Short task:
Set the data down again, exactly as it reads, but without the pictures.

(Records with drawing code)
* Begin *

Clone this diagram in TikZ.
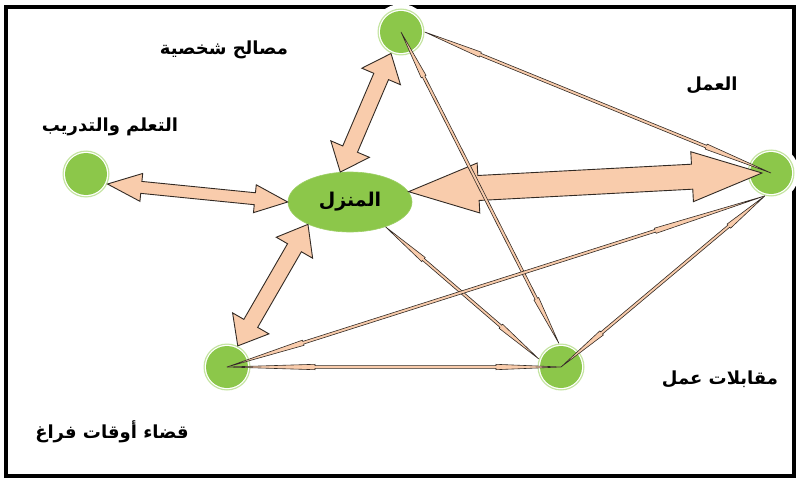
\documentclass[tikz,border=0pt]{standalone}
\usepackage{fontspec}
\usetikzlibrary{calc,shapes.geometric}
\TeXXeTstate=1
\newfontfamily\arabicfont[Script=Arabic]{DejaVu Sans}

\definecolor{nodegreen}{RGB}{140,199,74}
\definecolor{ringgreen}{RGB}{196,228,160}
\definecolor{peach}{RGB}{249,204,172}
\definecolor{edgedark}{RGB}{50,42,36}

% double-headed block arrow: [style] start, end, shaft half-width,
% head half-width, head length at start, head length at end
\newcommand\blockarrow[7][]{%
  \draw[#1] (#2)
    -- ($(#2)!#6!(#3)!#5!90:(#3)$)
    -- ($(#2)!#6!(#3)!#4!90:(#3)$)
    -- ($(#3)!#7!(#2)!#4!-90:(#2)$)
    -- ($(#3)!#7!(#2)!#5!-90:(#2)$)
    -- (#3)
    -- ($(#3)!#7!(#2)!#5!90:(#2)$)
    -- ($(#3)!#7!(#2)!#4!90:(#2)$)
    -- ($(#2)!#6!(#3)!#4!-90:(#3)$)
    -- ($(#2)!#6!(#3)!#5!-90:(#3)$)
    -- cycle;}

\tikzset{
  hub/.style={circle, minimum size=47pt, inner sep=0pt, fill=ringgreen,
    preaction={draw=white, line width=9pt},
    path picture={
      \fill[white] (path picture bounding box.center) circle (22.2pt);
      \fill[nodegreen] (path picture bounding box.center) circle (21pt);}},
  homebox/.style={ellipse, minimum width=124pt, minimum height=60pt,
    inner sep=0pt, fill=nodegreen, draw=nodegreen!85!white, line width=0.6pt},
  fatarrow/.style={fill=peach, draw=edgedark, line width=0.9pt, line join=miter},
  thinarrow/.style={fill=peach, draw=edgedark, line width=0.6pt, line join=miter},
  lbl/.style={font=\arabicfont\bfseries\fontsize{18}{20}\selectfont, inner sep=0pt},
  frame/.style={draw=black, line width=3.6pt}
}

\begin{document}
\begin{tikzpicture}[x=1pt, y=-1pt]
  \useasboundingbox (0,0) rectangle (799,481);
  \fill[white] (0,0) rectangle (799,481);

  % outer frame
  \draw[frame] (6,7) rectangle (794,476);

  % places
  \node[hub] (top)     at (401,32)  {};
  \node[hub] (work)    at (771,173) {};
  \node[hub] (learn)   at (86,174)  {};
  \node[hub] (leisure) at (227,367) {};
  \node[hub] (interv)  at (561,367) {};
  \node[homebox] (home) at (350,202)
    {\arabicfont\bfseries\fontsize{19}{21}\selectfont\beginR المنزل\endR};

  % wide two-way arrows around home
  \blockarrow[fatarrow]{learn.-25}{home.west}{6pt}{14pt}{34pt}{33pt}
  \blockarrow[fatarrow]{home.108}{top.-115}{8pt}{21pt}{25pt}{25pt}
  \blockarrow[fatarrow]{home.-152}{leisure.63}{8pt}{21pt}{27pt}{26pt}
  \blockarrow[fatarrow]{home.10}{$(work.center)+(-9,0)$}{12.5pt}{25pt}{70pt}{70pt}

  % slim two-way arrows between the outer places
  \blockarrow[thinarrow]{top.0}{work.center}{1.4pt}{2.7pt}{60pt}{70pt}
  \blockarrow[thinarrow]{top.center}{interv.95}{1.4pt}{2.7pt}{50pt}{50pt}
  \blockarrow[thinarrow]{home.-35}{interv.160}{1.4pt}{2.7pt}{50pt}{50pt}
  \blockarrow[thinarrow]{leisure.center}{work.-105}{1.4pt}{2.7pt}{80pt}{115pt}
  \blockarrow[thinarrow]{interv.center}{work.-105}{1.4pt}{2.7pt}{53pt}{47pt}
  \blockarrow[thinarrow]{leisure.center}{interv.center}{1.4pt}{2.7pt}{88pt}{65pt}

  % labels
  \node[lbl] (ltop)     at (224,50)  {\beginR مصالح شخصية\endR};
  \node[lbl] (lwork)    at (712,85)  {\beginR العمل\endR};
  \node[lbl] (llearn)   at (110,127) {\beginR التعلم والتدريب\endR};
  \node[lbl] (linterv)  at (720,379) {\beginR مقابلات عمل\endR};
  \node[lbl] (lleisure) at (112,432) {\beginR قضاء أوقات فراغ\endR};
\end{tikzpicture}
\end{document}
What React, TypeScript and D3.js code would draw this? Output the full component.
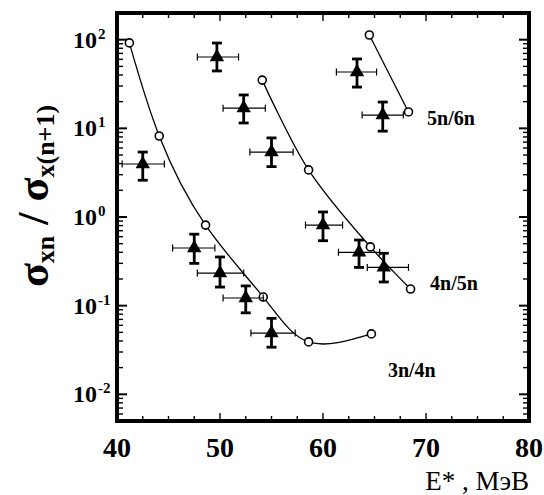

* End *

Answer in full:
Clone this diagram in TikZ.
\documentclass[tikz,border=0pt]{standalone}
\usepackage{fontspec}
\usetikzlibrary{calc,shapes.geometric}
\TeXXeTstate=1
\newfontfamily\arabicfont[Script=Arabic]{DejaVu Sans}

\definecolor{nodegreen}{RGB}{140,199,74}
\definecolor{ringgreen}{RGB}{196,228,160}
\definecolor{peach}{RGB}{249,204,172}
\definecolor{edgedark}{RGB}{50,42,36}

% double-headed block arrow: [style] start, end, shaft half-width,
% head half-width, head length at start, head length at end
\newcommand\blockarrow[7][]{%
  \draw[#1] (#2)
    -- ($(#2)!#6!(#3)!#5!90:(#3)$)
    -- ($(#2)!#6!(#3)!#4!90:(#3)$)
    -- ($(#3)!#7!(#2)!#4!-90:(#2)$)
    -- ($(#3)!#7!(#2)!#5!-90:(#2)$)
    -- (#3)
    -- ($(#3)!#7!(#2)!#5!90:(#2)$)
    -- ($(#3)!#7!(#2)!#4!90:(#2)$)
    -- ($(#2)!#6!(#3)!#4!-90:(#3)$)
    -- ($(#2)!#6!(#3)!#5!-90:(#3)$)
    -- cycle;}

\tikzset{
  hub/.style={circle, minimum size=47pt, inner sep=0pt, fill=ringgreen,
    preaction={draw=white, line width=9pt},
    path picture={
      \fill[white] (path picture bounding box.center) circle (22.2pt);
      \fill[nodegreen] (path picture bounding box.center) circle (21pt);}},
  homebox/.style={ellipse, minimum width=124pt, minimum height=60pt,
    inner sep=0pt, fill=nodegreen, draw=nodegreen!85!white, line width=0.6pt},
  fatarrow/.style={fill=peach, draw=edgedark, line width=0.9pt, line join=miter},
  thinarrow/.style={fill=peach, draw=edgedark, line width=0.6pt, line join=miter},
  lbl/.style={font=\arabicfont\bfseries\fontsize{18}{20}\selectfont, inner sep=0pt},
  frame/.style={draw=black, line width=3.6pt}
}

\begin{document}
\begin{tikzpicture}[x=1pt, y=-1pt]
  \useasboundingbox (0,0) rectangle (799,481);
  \fill[white] (0,0) rectangle (799,481);

  % outer frame
  \draw[frame] (6,7) rectangle (794,476);

  % places
  \node[hub] (top)     at (401,32)  {};
  \node[hub] (work)    at (771,173) {};
  \node[hub] (learn)   at (86,174)  {};
  \node[hub] (leisure) at (227,367) {};
  \node[hub] (interv)  at (561,367) {};
  \node[homebox] (home) at (350,202)
    {\arabicfont\bfseries\fontsize{19}{21}\selectfont\beginR المنزل\endR};

  % wide two-way arrows around home
  \blockarrow[fatarrow]{learn.-25}{home.west}{6pt}{14pt}{34pt}{33pt}
  \blockarrow[fatarrow]{home.108}{top.-115}{8pt}{21pt}{25pt}{25pt}
  \blockarrow[fatarrow]{home.-152}{leisure.63}{8pt}{21pt}{27pt}{26pt}
  \blockarrow[fatarrow]{home.10}{$(work.center)+(-9,0)$}{12.5pt}{25pt}{70pt}{70pt}

  % slim two-way arrows between the outer places
  \blockarrow[thinarrow]{top.0}{work.center}{1.4pt}{2.7pt}{60pt}{70pt}
  \blockarrow[thinarrow]{top.center}{interv.95}{1.4pt}{2.7pt}{50pt}{50pt}
  \blockarrow[thinarrow]{home.-35}{interv.160}{1.4pt}{2.7pt}{50pt}{50pt}
  \blockarrow[thinarrow]{leisure.center}{work.-105}{1.4pt}{2.7pt}{80pt}{115pt}
  \blockarrow[thinarrow]{interv.center}{work.-105}{1.4pt}{2.7pt}{53pt}{47pt}
  \blockarrow[thinarrow]{leisure.center}{interv.center}{1.4pt}{2.7pt}{88pt}{65pt}

  % labels
  \node[lbl] (ltop)     at (224,50)  {\beginR مصالح شخصية\endR};
  \node[lbl] (lwork)    at (712,85)  {\beginR العمل\endR};
  \node[lbl] (llearn)   at (110,127) {\beginR التعلم والتدريب\endR};
  \node[lbl] (linterv)  at (720,379) {\beginR مقابلات عمل\endR};
  \node[lbl] (lleisure) at (112,432) {\beginR قضاء أوقات فراغ\endR};
\end{tikzpicture}
\end{document}
What React, TypeScript and D3.js code would draw this? Output the full component.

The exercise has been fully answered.